Tennessee
Williams and the South.
By
Kenneth Holditch and Richard Freeman Leavitt.
Jackson: University Press of Mississippi,
2002. 112 pages. $ 30.00 cloth.
Tennessee
Williams and the South creates a moveable feast of engaging
text and arresting
photographs for the Williams gourmet as
it moves from the Mississippi Delta to New Orleans. Combining the
best of Holditch’s narrative style from his The Last Frontier of
Bohemia: Tennessee Williams in New Orleans (1987) and Leavitt’s
photographic approach to biography in The World of Tennessee Williams (1978), this
collaborative effort entertains while it informs. It is guaranteed to
be in demand for
many years to come.
A guide book to places in the South that were of great importance
to Williams, this biographical photo album takes the armchair traveler
to Columbus, Mississippi,
on Palm Sunday, March 26, 1911, providing a proper introduction to the
newly
born Thomas Lanier Williams III. The gothic rectory of St. Paul’s Episcopal
Church where the Reverend Walter Dakin and his wife, Edwina Dakin, the playwright’s
grandparents, lived was Williams’s first home. During his first seven years,
he moved to Nashville, Tennessee; Canton, Mississippi; and Clarksdale, Mississippi.
The Clarksdale area is rich in associations that involve Williams: St. George’s
Episcopal Church and rectory (where his grandfather preached and the family
lived); Moon Lake (immortalized in The Glass Menagerie, A Streetcar Named
Desire, and
Summer and Smoke); the angel statue in Clarksdale’s Grange Cemetery (Miss
Alma’s “patroness in Summer and Smoke), Big Daddy’s 28,000
acres of “the richest land this side of the Valley Nile,” and “27
wagons full of cotton”—and then some. The Mississippi Delta
is said to begin in the lobby of the Peabody Hotel in Memphis, Tennessee,
and
end on
Catfish Row in Vicksburg, Mississippi. What better way to explore this
territory than with Tennessee Williams and the South in hand.
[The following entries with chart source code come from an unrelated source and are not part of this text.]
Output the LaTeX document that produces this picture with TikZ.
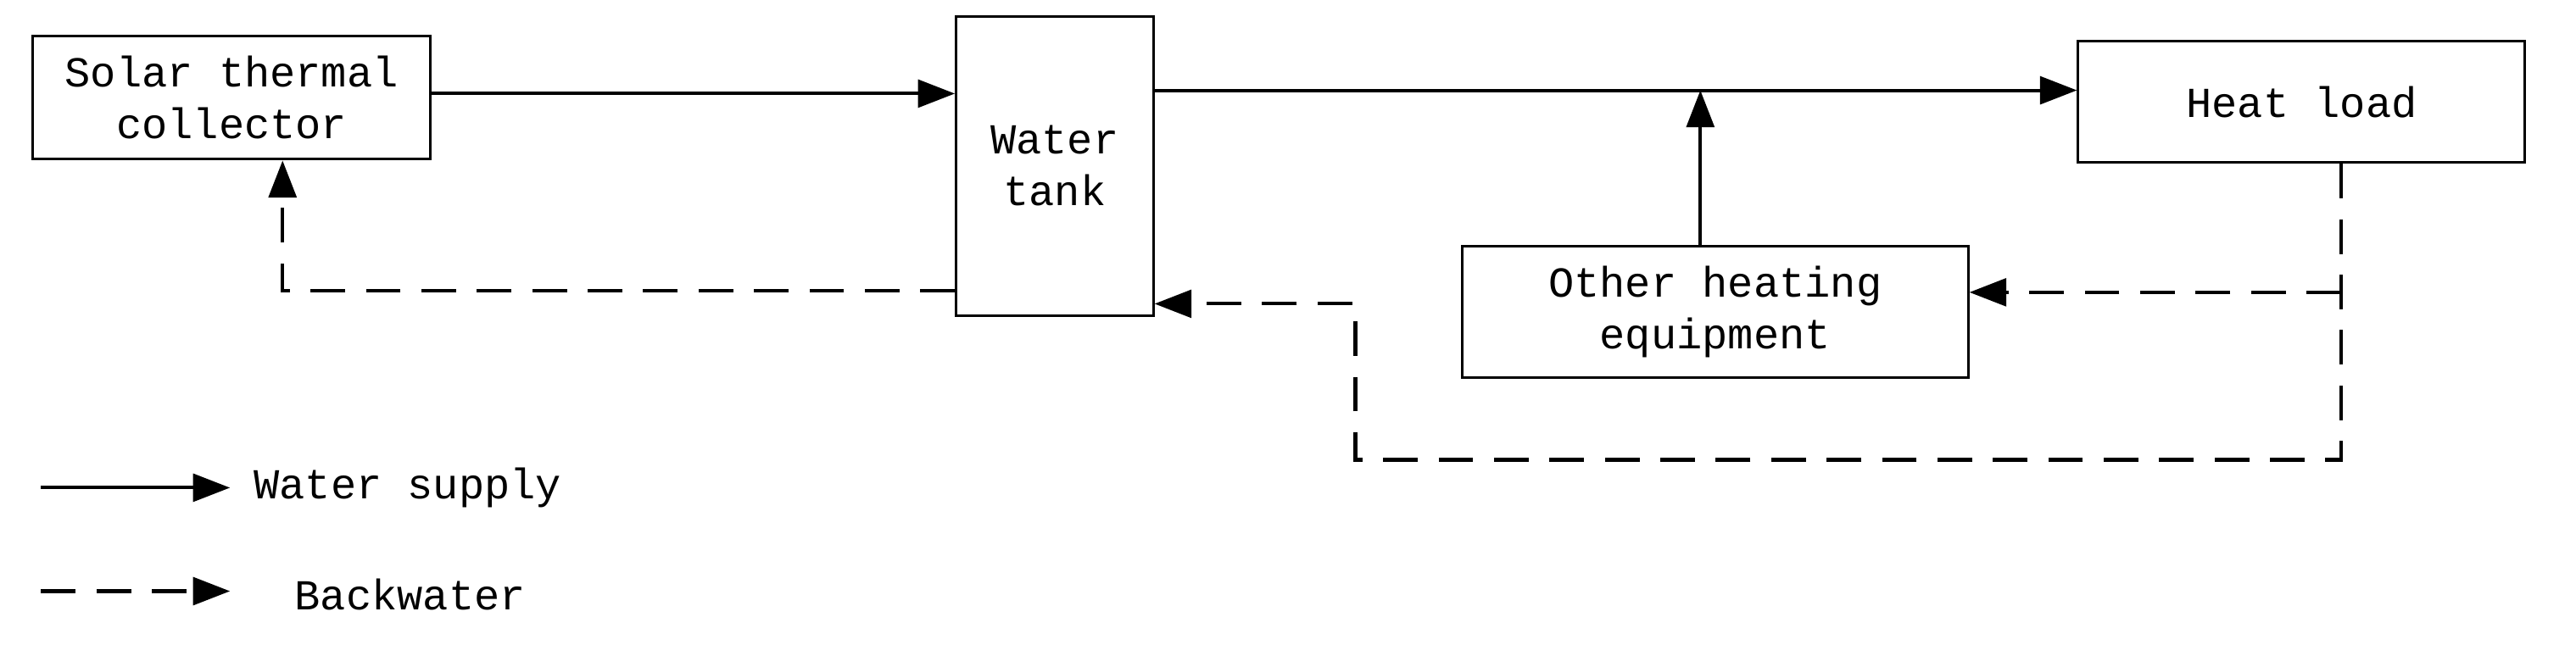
\documentclass[tikz,border=0pt]{standalone}
\usepackage{fontspec}
\setmainfont{Liberation Mono}
\usetikzlibrary{arrows.meta}
\begin{document}
\begin{tikzpicture}[x=0.05cm,y=-0.05cm,
  box/.style={draw,line width=2.2pt,inner sep=0,font=\fontsize{37}{45}\selectfont,align=center},
  conn/.style={line width=3pt,-{Triangle[length=32pt,width=24pt]}},
  back/.style={conn,dash pattern=on 30pt off 18pt},
  lbl/.style={font=\fontsize{37}{45}\selectfont,anchor=west}]
\useasboundingbox (0,0) rectangle (1568,399);
\node[box,minimum width=242*0.05cm,minimum height=75*0.05cm] (sol) at (141,59.5) {Solar thermal\\collector};
\node[box,minimum width=120*0.05cm,minimum height=182*0.05cm] (tank) at (642,101) {Water\\tank};
\node[box,minimum width=272*0.05cm,minimum height=74*0.05cm] (load) at (1401,62) {Heat load};
\node[box,minimum width=308*0.05cm,minimum height=80*0.05cm] (oth) at (1044,190) {Other heating\\equipment};
\coordinate (j) at (1035,55);
\draw[conn] (sol.east |- 0,57) -- (tank.west |- 0,57);
\draw[conn] (tank.east |- 0,55) -- (load.west |- 0,55);
\draw[conn] (oth.north -| j) -- (j);
\coordinate (a) at (172,177);
\draw[back] (tank.west |- a) -- (a) -- (sol.south -| a);
\coordinate (b) at (1425,280);
\coordinate (c) at (825,280);
\coordinate (d) at (825,185);
\draw[back] (load.south -| b) -- (b) -- (c) -- (d) -- (tank.east |- d);
\coordinate (e) at (1425,178);
\draw[back] (e) -- (oth.east |- e);
\coordinate (l1) at (25,297); \coordinate (l2) at (140,297);
\coordinate (l3) at (25,360); \coordinate (l4) at (140,360);
\draw[conn] (l1) -- (l2);
\draw[back] (l3) -- (l4);
\node[lbl] (t1) at (152,297) {Water supply};
\node[lbl] (t2) at (177,362) {Backwater};
\end{tikzpicture}
\end{document}
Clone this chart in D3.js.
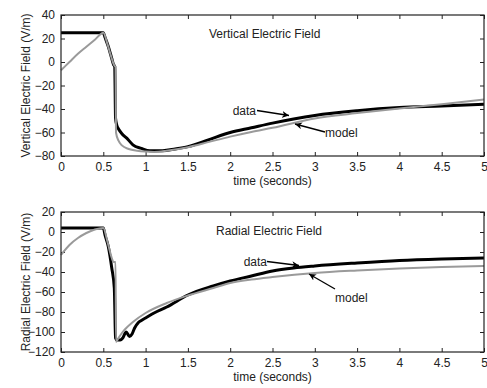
<!DOCTYPE html>
<html>
<head>
<meta charset="utf-8">
<script src="https://cdn.jsdelivr.net/npm/d3@7"></script>
<style>
  body { margin: 0; background: #fff; }
  svg { font-family: "Liberation Sans", Arial, sans-serif; }
</style>
</head>
<body>
<div id="chart"></div>
<script>
// ---- data ----
const timeTicks = [0, 0.5, 1, 1.5, 2, 2.5, 3, 3.5, 4, 4.5, 5];
const vertTicks = [40, 20, 0, -20, -40, -60, -80];
const radTicks = [20, 0, -20, -40, -60, -80, -100, -120];

// vertical field, measured
const vertDataTime = [0, 0.5, 0.52, 0.56, 0.6, 0.62, 0.635, 0.645, 0.66, 0.68, 0.72, 0.78, 0.85, 0.95, 1.05, 1.2, 1.35, 1.5, 1.75, 2, 2.25, 2.5, 2.75, 3, 3.5, 4, 4.5, 5];
const vertData = [25, 25, 21, 13, 3, -2, -4, -48, -54, -57, -61, -65, -70.5, -73.5, -75.5, -75.5, -74, -72, -66, -60, -56, -52, -48.5, -45.5, -41.5, -38.8, -37.5, -36];
// vertical field, model
const vertModelTime = [0, 0.1, 0.2, 0.3, 0.4, 0.5, 0.55, 0.6, 0.63, 0.645, 0.65, 0.68, 0.72, 0.8, 0.9, 1.0, 1.1, 1.25, 1.5, 1.75, 2, 2.25, 2.5, 3, 3.5, 4, 4.5, 5];
const vertModel = [-7, 0, 7, 13, 19, 25, 15, 3, -3, -4, -60, -67, -71, -74, -75.5, -76.2, -76.5, -75.5, -72.5, -68, -63.5, -59.5, -56, -48, -43.5, -39.5, -36, -32];

// radial field, measured
const radDataTime = [0, 0.5, 0.52, 0.56, 0.6, 0.63, 0.645, 0.66, 0.7, 0.73, 0.77, 0.81, 0.84, 0.87, 0.91, 0.95, 1.0, 1.1, 1.25, 1.5, 1.8, 2, 2.25, 2.5, 2.75, 3, 3.5, 4, 4.5, 5];
const radData = [4, 4, -3, -15, -36, -56, -106, -108, -108, -106, -100, -104.5, -102, -96, -91, -88.5, -86, -81, -75, -63, -54, -49, -44, -39, -36, -34, -31, -28.5, -27, -26];
// radial field, model
const radModelTime = [0, 0.1, 0.2, 0.3, 0.4, 0.5, 0.55, 0.6, 0.62, 0.645, 0.65, 0.68, 0.72, 0.76, 0.85, 1.0, 1.25, 1.5, 1.8, 2, 2.25, 2.5, 3, 3.5, 4, 4.5, 5];
const radModel = [-23, -13, -6, -1, 2.5, 4, -10, -26, -30, -30, -110, -106, -101, -97, -90, -81, -71, -63.5, -56, -51, -47.5, -45, -41, -38.5, -36.5, -35, -34];

const width = 487, height = 388;
const svg = d3.select("#chart").append("svg")
  .attr("width", width)
  .attr("height", height);

// arrow head for the annotations
svg.append("defs").append("marker")
  .attr("id", "arrow")
  .attr("viewBox", "0 0 10 10")
  .attr("refX", 10).attr("refY", 5)
  .attr("markerWidth", 7).attr("markerHeight", 7)
  .attr("markerUnits", "userSpaceOnUse")
  .attr("orient", "auto")
  .append("path")
  .attr("d", "M0,0 L10,5 L0,10 L3,5 Z")
  .attr("fill", "#000");

const zip = (t, v) => t.map((d, i) => [d, v[i]]);

/****** draws one panel: box, ticks, labels and both curves ******/
function drawPanel(opt) {
  const x = d3.scaleLinear().domain([0, 5]).range([61, 484]);
  const y = d3.scaleLinear().domain(opt.domain).range([opt.bottom, opt.top]);
  const g = svg.append("g");

  // x axis at bottom, ticks inside
  g.append("g")
    .attr("transform", "translate(0," + opt.bottom + ")")
    .call(d3.axisBottom(x).tickValues(timeTicks).tickFormat(d3.format("")).tickSizeInner(-4).tickSizeOuter(0).tickPadding(6))
    .call(a => a.select(".domain").remove());
  // x ticks on top
  g.append("g")
    .attr("transform", "translate(0," + opt.top + ")")
    .call(d3.axisTop(x).tickValues(timeTicks).tickFormat("").tickSizeInner(-4).tickSizeOuter(0))
    .call(a => a.select(".domain").remove());
  // y axis left
  g.append("g")
    .attr("transform", "translate(61,0)")
    .call(d3.axisLeft(y).tickValues(opt.ticks).tickFormat(d => d < 0 ? "\u2212" + Math.abs(d) : d).tickSizeInner(-4).tickSizeOuter(0).tickPadding(6))
    .call(a => a.select(".domain").remove());
  // y ticks right
  g.append("g")
    .attr("transform", "translate(484,0)")
    .call(d3.axisRight(y).tickValues(opt.ticks).tickFormat("").tickSizeInner(-4).tickSizeOuter(0))
    .call(a => a.select(".domain").remove());

  g.selectAll(".tick text").attr("font-size", 12).attr("fill", "#222")
    .attr("font-family", "Liberation Sans, Arial, sans-serif");
  g.selectAll(".tick line").attr("stroke", "#222");

  const line = d3.line().x(d => x(d[0])).y(d => y(d[1])).curve(d3.curveMonotoneX);

  g.append("path").datum(zip(opt.dataTime, opt.data))
    .attr("d", line).attr("fill", "none")
    .attr("stroke", "#000").attr("stroke-width", 3);
  g.append("path").datum(zip(opt.modelTime, opt.model))
    .attr("d", line).attr("fill", "none")
    .attr("stroke", "#9a9a9a").attr("stroke-width", 2);

  // box
  g.append("rect")
    .attr("x", 61).attr("y", opt.top)
    .attr("width", 423).attr("height", opt.bottom - opt.top)
    .attr("fill", "none").attr("stroke", "#222").attr("stroke-width", 1.2);

  // labels
  g.append("text")
    .attr("x", 272.5).attr("y", opt.bottom + 29)
    .attr("text-anchor", "middle").attr("font-size", 12).attr("fill", "#222")
    .text("time (seconds)");
  g.append("text")
    .attr("transform", "translate(26," + ((opt.top + opt.bottom) / 2) + ") rotate(-90)")
    .attr("text-anchor", "middle").attr("dy", "0.35em").attr("font-size", 12).attr("fill", "#222")
    .text(opt.ylabel);
  g.append("text")
    .attr("x", opt.titleX).attr("y", opt.top + 23)
    .attr("font-size", 12).attr("fill", "#222")
    .text(opt.title);

  // annotations
  opt.notes.forEach(n => {
    g.append("text").attr("x", n.tx).attr("y", n.ty).attr("dy", "0.35em")
      .attr("text-anchor", n.anchor).attr("font-size", 12).attr("fill", "#222")
      .text(n.label);
    g.append("line")
      .attr("x1", n.x1).attr("y1", n.y1).attr("x2", n.x2).attr("y2", n.y2)
      .attr("stroke", "#000").attr("stroke-width", 1.3)
      .attr("marker-end", "url(#arrow)");
  });
}

drawPanel({
  top: 15, bottom: 156, domain: [-80, 40], ticks: vertTicks,
  dataTime: vertDataTime, data: vertData, modelTime: vertModelTime, model: vertModel,
  ylabel: "Vertical Electric Field (V/m)", title: "Vertical Electric Field", titleX: 209,
  notes: [
    {label: "data", tx: 256, ty: 110.5, anchor: "end", x1: 257, y1: 110.5, x2: 289, y2: 115.5},
    {label: "model", tx: 325, ty: 133, anchor: "start", x1: 325, y1: 132, x2: 295, y2: 124}
  ]
});

drawPanel({
  top: 212, bottom: 352, domain: [-120, 20], ticks: radTicks,
  dataTime: radDataTime, data: radData, modelTime: radModelTime, model: radModel,
  ylabel: "Radial Electric Field (V/m)", title: "Radial Electric Field", titleX: 216,
  notes: [
    {label: "data", tx: 267, ty: 261.5, anchor: "end", x1: 267, y1: 261.5, x2: 299, y2: 265.5},
    {label: "model", tx: 335, ty: 298, anchor: "start", x1: 335, y1: 289, x2: 309, y2: 274}
  ]
});
</script>
</body>
</html>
As Holditch and Leavitt explain, Williams’s move to the urban environment
of St. Louis in 1918 (“a city that I dread,” Williams claimed) was “a
new expulsion from Eden into a cold northern world lacking the benefits, virtues,
and social decorum” he remembered and loved from the “the dark, wide
world” of Mississippi. A crane out of water in St. Louis, Williams migrated
South to New Orleans where he found the liberating effect of the climate more
congenial. A place where he could catch his breath, New Orleans became Williams’s
spiritual home, enabling him to discover himself. Holditch and Leavitt assert
that Williams’s alter ego “was born in 1939 in a roach-infested,
cramped, and romantic garret in a rooming house in the French Quarter.” Today,
one may visit this National Historic Landmark at 722 Toulouse Street, meditate
by the statue of Christ in the Garden behind St. Louis Cathedral, have
a drink and socialize in the courtyard of the Napoleon House, and stroll
by
the grand
mansions and beautiful gardens of the Garden District as one retraces the
footsteps of Tennessee Williams through his South.
Most important, Holditch and Leavitt explore the various ways in which
the South touched the life and works of Tennessee Williams—his plays, short stories,
essays, and poems. From the Mississippi Delta and New Orleans—from the
land, the people, the culture, the folk ways, even the food and drink—Williams
drew inspiration, creativity and strength. “That his being Southern provided
him with an inherent mass of material” to shape into an imaginative
world where the truths of the human heart are timeless cannot be denied.
To experience Tennessee
Williams and the South is to be more familiar with the meaning of
the term “Southern,” to come to a closer and more personal understanding
of America’s great playwright, and to gain invaluable insights into the
artist and his craft—be it his original characters, unique humor,
sense of place, concept of the gothic grotesque, or themes involving insensitivity
and violence, compassion and understanding.